Created attachment 541481 [details] All RPC packets from capture Now attaching all RPC packets from the capture during the reproducer
bfields, a way to look at this that shows the problem is to filter on udp.port==836 2.728770 that is the original request from the compute node 2.728775 is the NAT'd packet 2.728965 is the reply to the NAT box 2.728969 is the NAT'd reply back to the compute node then 2.895488 is the next time we try to use port 836 166.519 ms later which is within the 2*segment time that if this were TCP would cause the packet to be discarded. I assume that there is something similar for UDP in the RPC stack or something on the filer and so it ignores the packet. On RHEL5 the fact that there isn't the 2nd RPC NULL call from a privileged port makes it so that the NAT doesn't recycle through the ports quite as fast and consequently the likelihood of hitting this same problem is lower to the point where it didn't happen on RHEL5. LLNL would like to know if that 2nd mount NULL call is really necessary? Is there some HW that doesn't work without it there or is there some set of mount options as mrchuck suggested which could eliminate that call. So that they don't hit this problem with the mount's failing due to reserved port reuse on the NAT box.

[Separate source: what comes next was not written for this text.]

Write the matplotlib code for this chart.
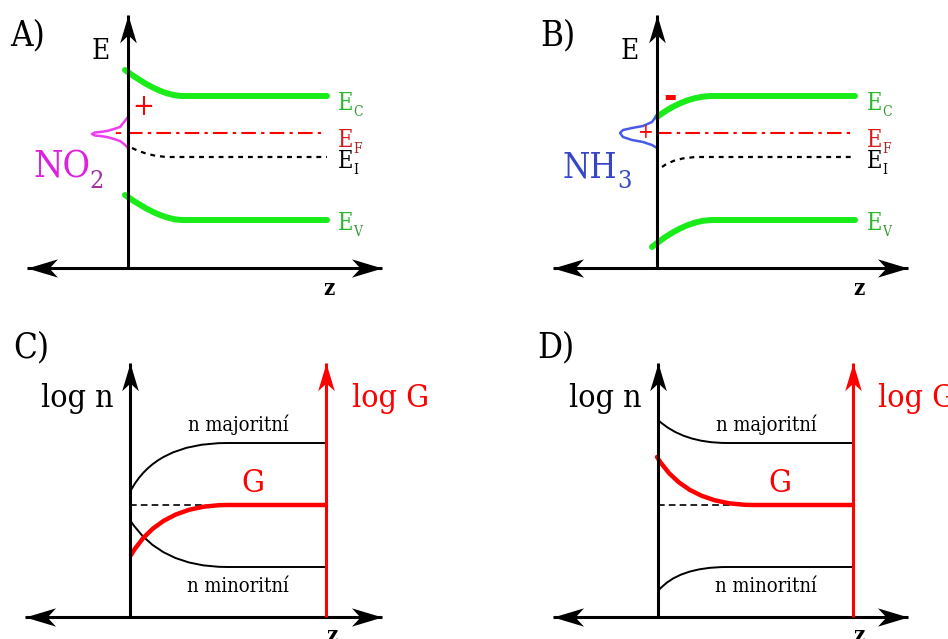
import matplotlib
matplotlib.use("Agg")
import matplotlib.pyplot as plt
import numpy as np
from matplotlib.path import Path
from matplotlib.patches import PathPatch

W, H = 948, 639
FONT = dict(family="DejaVu Serif", stretch="condensed")

GREEN = "#19ec19"
GREEN_TXT, GREEN_SUB = "#2ab82a", "#3c963c"
RED = "#ff0000"
EF_TXT, EF_SUB = "#d41a1a", "#a52828"

# --- panel A: NO2 adsorbed (downward bend) ---------------------------------
# bends: start, control, bend end, flat end  (z, E) in px from axis origin
A_EC_Z, A_EC_E = [-3, 32, 55, 199], [198, 172, 172, 172]
A_EV_Z, A_EV_E = [-3, 32, 55, 199], [73, 48, 48, 48]
A_EI_Z, A_EI_E = [4, 22, 42, 199], [120, 111, 111, 111]
A_EF_Z, A_EF_E = [0, 197], [135, 135]
A_BUMP_Z = [0, -4, -8, -14, -21, -28, -33, -36, -33, -28, -21, -14, -8, -4, 0]
A_BUMP_E = [151, 146, 141, 139, 137, 136, 135.5, 134, 132.5, 132, 131, 129, 127, 124, 120]

# --- panel B: NH3 adsorbed (upward bend) -----------------------------------
B_EC_Z, B_EC_E = [0, 28, 56, 198], [151, 172, 172, 172]
B_EV_Z, B_EV_E = [-5, 28, 56, 198], [21, 48, 48, 48]
B_EI_Z, B_EI_E = [5, 18, 43, 198], [101, 111, 111, 111]
B_EF_Z, B_EF_E = [0, 198], [135, 135]
B_BUMP_Z = [0, -5, -14, -25, -34, -37, -34, -25, -14, -5, 0]
B_BUMP_E = [153, 146, 142, 140, 138, 135, 131, 128, 126, 123, 120]

# --- panel C: carrier densities, depletion ---------------------------------
C_MAJ_Z, C_MAJ_N = [0, 25, 97, 196], [125, 174, 174, 174]
C_MIN_Z, C_MIN_N = [0, 30, 97, 196], [97, 50, 50, 50]
C_G_Z, C_G_N = [1, 30, 97, 196], [62, 112, 112, 112]
C_REF_Z, C_REF_N = [0, 77], [112, 112]

# --- panel D: carrier densities, accumulation ------------------------------
D_MAJ_Z, D_MAJ_N = [0, 25, 69, 195], [197, 174, 174, 174]
D_MIN_Z, D_MIN_N = [0, 20, 69, 195], [26, 50, 50, 50]
D_G_Z, D_G_N = [-1, 28, 95, 195], [160, 112, 112, 112]
D_REF_Z, D_REF_N = [0, 79], [112, 112]

LEVEL_LABELS = ["C", "F", "I", "V"]
LEVEL_BASE = [158, 121, 100, 38]
LEVEL_COLORS = [(GREEN_TXT, GREEN_SUB), (EF_TXT, EF_SUB), ("black", "black"), (GREEN_TXT, GREEN_SUB)]

HEAD = np.array([[0, 0], [-1, 0.3], [-0.72, 0], [-1, -0.3], [0, 0]])


def head(direction):
    v = HEAD.copy()
    if direction == "left":
        v = -v
    elif direction == "up":
        v = np.column_stack([-v[:, 1], v[:, 0]])
    return Path(v, closed=True)


def panel(fig, left, top, right, bottom, ox, oy):
    ax = fig.add_axes([left / W, 1 - bottom / H, (right - left) / W, (bottom - top) / H])
    ax.set_xlim(left - ox, right - ox)
    ax.set_ylim(oy - bottom, oy - top)
    ax.axis("off")
    return ax


def bend(ax, zs, es, color, lw, z=2, ls="solid"):
    path = Path(np.column_stack([zs, es]), [Path.MOVETO, Path.CURVE3, Path.CURVE3, Path.LINETO])
    ax.add_patch(PathPatch(path, fill=False, edgecolor=color, lw=lw, ls=ls,
                           capstyle="round" if ls == "solid" else "butt",
                           joinstyle="round", zorder=z))


def axes_cross(ax, zmin, zmax, top, color="black"):
    ax.plot([zmin, zmax], [0, 0], color=color, lw=2.2, zorder=4, solid_capstyle="butt")
    ax.plot([0, 0], [0, top], color=color, lw=2.2, zorder=4, solid_capstyle="butt")
    ax.plot([zmax], [0], marker=head("right"), ms=44, color=color, mew=0, zorder=5)
    ax.plot([zmin], [0], marker=head("left"), ms=44, color=color, mew=0, zorder=5)
    ax.plot([0], [top], marker=head("up"), ms=40, color=color, mew=0, zorder=5)


def levels(ax, x):
    for lab, base, (c1, c2) in zip(LEVEL_LABELS, LEVEL_BASE, LEVEL_COLORS):
        ax.text(x, base, "E", color=c1, fontsize=17, ha="left", va="baseline", **FONT)
        ax.text(x + 15, base - 6, lab, color=c2, fontsize=10, ha="left", va="baseline", **FONT)


fig = plt.figure(figsize=(W / 100, H / 100), dpi=100)

# ---------------- A ----------------
ax = panel(fig, 0, 0, 474, 320, 128, 268)
axes_cross(ax, -101, 254, 253)
bend(ax, A_EC_Z, A_EC_E, GREEN, 4.3)
bend(ax, A_EV_Z, A_EV_E, GREEN, 4.3)
bend(ax, A_EI_Z, A_EI_E, "black", 1.6, ls=(0, (2.2, 2.2)))
ax.plot(A_EF_Z, A_EF_E, color=RED, lw=1.5, ls=(0, (7, 2.5, 1.6, 2.5)), zorder=2)
ax.plot(A_BUMP_Z, A_BUMP_E, color="#ee3cee", lw=1.8, zorder=3, solid_joinstyle="round")
ax.text(15, 161, "+", color=RED, fontsize=21, ha="center", va="center", **FONT)
ax.text(-10, 134, "-", color=RED, fontsize=17, ha="center", va="center", **FONT)
ax.text(-95, 90, "NO", color="#dd22dd", fontsize=27, ha="left", va="baseline", **FONT)
ax.text(-39, 80, "2", color="#a030a0", fontsize=18, ha="left", va="baseline", **FONT)
ax.text(-27, 209, "E", fontsize=20, ha="center", va="baseline", **FONT)
ax.text(-118, 223, "A)", fontsize=25, ha="left", va="baseline", **FONT)
ax.text(201, -27, "z", fontsize=16, fontweight="bold", ha="center", va="baseline", **FONT)
levels(ax, 210)

# ---------------- B ----------------
ax = panel(fig, 474, 0, 948, 320, 657, 268)
axes_cross(ax, -104, 251, 253)
bend(ax, B_EC_Z, B_EC_E, GREEN, 4.3)
bend(ax, B_EV_Z, B_EV_E, GREEN, 4.3)
bend(ax, B_EI_Z, B_EI_E, "black", 1.6, ls=(0, (2.2, 2.2)))
ax.plot(B_EF_Z, B_EF_E, color=RED, lw=1.5, ls=(0, (7, 2.5, 1.6, 2.5)), zorder=2)
ax.plot(B_BUMP_Z, B_BUMP_E, color="#4a5ae8", lw=1.8, zorder=3, solid_joinstyle="round")
ax.text(13, 171, "-", color=RED, fontsize=26, fontweight="bold", ha="center", va="center", **FONT)
ax.text(-11, 135, "+", color=RED, fontsize=15, ha="center", va="center", **FONT)
ax.text(-95, 90, "NH", color="#3646c8", fontsize=25, ha="left", va="baseline", **FONT)
ax.text(-40, 80, "3", color="#3646c8", fontsize=18, ha="left", va="baseline", **FONT)
ax.text(-27, 209, "E", fontsize=20, ha="center", va="baseline", **FONT)
ax.text(-117, 223, "B)", fontsize=25, ha="left", va="baseline", **FONT)
ax.text(202, -27, "z", fontsize=16, fontweight="bold", ha="center", va="baseline", **FONT)
levels(ax, 210)

# ---------------- C ----------------
ax = panel(fig, 0, 320, 474, 639, 130, 617)
axes_cross(ax, -105, 252, 254)
ax.plot([196, 196], [0, 254], color=RED, lw=2.2, zorder=4, solid_capstyle="butt")
ax.plot([196], [254], marker=head("up"), ms=40, color=RED, mew=0, zorder=5)
bend(ax, C_MAJ_Z, C_MAJ_N, "black", 1.4)
bend(ax, C_MIN_Z, C_MIN_N, "black", 1.4)
bend(ax, C_G_Z, C_G_N, RED, 3.2, z=3)
ax.plot(C_REF_Z, C_REF_N, color="black", lw=1.2, ls=(0, (4, 2.5)), zorder=2)
ax.text(108, 186, "n majoritní", fontsize=14.5, ha="center", va="baseline", **FONT)
ax.text(108, 25, "n minoritní", fontsize=14.5, ha="center", va="baseline", **FONT)
ax.text(123, 125, "G", color=RED, fontsize=23, ha="center", va="baseline", **FONT)
ax.text(-53, 210, "log n", fontsize=23, ha="center", va="baseline", **FONT)
ax.text(222, 210, "log G", color=RED, fontsize=23, ha="left", va="baseline", **FONT)
ax.text(-117, 260, "C)", fontsize=25, ha="left", va="baseline", **FONT)
ax.text(202, -25, "z", fontsize=16, fontweight="bold", ha="center", va="baseline", **FONT)

# ---------------- D ----------------
ax = panel(fig, 474, 320, 948, 639, 658, 617)
axes_cross(ax, -105, 250, 254)
ax.plot([195, 195], [0, 254], color=RED, lw=2.2, zorder=4, solid_capstyle="butt")
ax.plot([195], [254], marker=head("up"), ms=40, color=RED, mew=0, zorder=5)
bend(ax, D_MAJ_Z, D_MAJ_N, "black", 1.4)
bend(ax, D_MIN_Z, D_MIN_N, "black", 1.4)
bend(ax, D_G_Z, D_G_N, RED, 3.2, z=3)
ax.plot(D_REF_Z, D_REF_N, color="black", lw=1.2, ls=(0, (4, 2.5)), zorder=2)
ax.text(108, 186, "n majoritní", fontsize=14.5, ha="center", va="baseline", **FONT)
ax.text(108, 25, "n minoritní", fontsize=14.5, ha="center", va="baseline", **FONT)
ax.text(122, 125, "G", color=RED, fontsize=23, ha="center", va="baseline", **FONT)
ax.text(-53, 210, "log n", fontsize=23, ha="center", va="baseline", **FONT)
ax.text(220, 210, "log G", color=RED, fontsize=23, ha="left", va="baseline", **FONT)
ax.text(-121, 260, "D)", fontsize=25, ha="left", va="baseline", **FONT)
ax.text(201, -25, "z", fontsize=16, fontweight="bold", ha="center", va="baseline", **FONT)

fig.savefig("out.png", dpi=100, facecolor="white")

Thanks, yes the first packet dump agrees with your description. A quick examination of the mount source in nfs-utils doesn't show many any MOUNT pings done using a client that asked for a reserved port--so I'm not sure where those are coming from.
Created attachment 542640 [details] packet dump with mountproto=tcp
After looking at the current TCP packet dump. This particular dump is not useful. It has been filtered to the degree where the important parts are missing. There are concerns about potential customer data and so tomorrow I will examine the data from the TCP mountproto file without attaching it to the case. The hope is that conntrack can use the TCP semantics to reuse connections more quickly. Unless I come up with some better idea after looking at the TCP mountproto dump my plan is to keep looking at this and if necessary generate a prototype patch which tries to reuse the port so that each compute node only uses 1 resv port to mount all the file systems rather than 1 resv port for each fs for each compute node. My current theories regarding the root cause of the difference between rhel5 and rhel6 in this case are: - fewer file systems, - more actual file servers, - fewer compute nodes going through one NAT In other words the 2nd NULL call is probably a red herring and we have a threshold thing. For some reason the RHEL5 clusters are sub-threshold but the new RHEL6 clusters are above the threshold.

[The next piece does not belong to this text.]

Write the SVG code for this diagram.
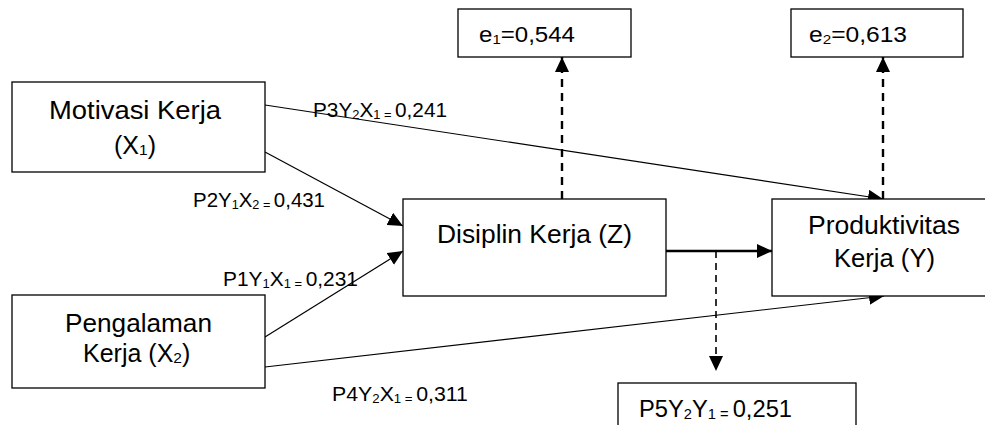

I've been looking at the mountproto=tcp dump and I have so far been unable to find a problem with it. However, I have some uncertainty still. I'm beginning to suspect that the reports by the sysadmin that this takes as long as with UDP is for a different reason. I think it simply is the accumulated time it takes to bring up and tear down that many TCP connections. Conntrack appears to be working right too. It is just that it is running out of resv ports and since there is nothing in the UDP protocol to tell conntrack that the connection is done the way that there is with TCP, it has to rely on a timeout and with all the nodes, all the mounts, and the few servers it can't come up with a mapping that works. Some possible solutions that I have suggested: 1) IPv6 - no NAT LLNL can't do this yet. 2) don't require resv ports on the Filer There is some concern that this won't be acceptable to the security people. 3) pdsh -g gw pdsh -f4 mount_all_nfs_filesystems This is their workaround for the moment. Other things which might be possible: 1) A modification to the NFS client code that tries to reuse ports if called to mount within a few seconds of the mount 2) A modification to the conntrack which understands the NFS mount protocol better and this allows it to reuse the resv ports more quickly because it can recognize that the resv port communication is done.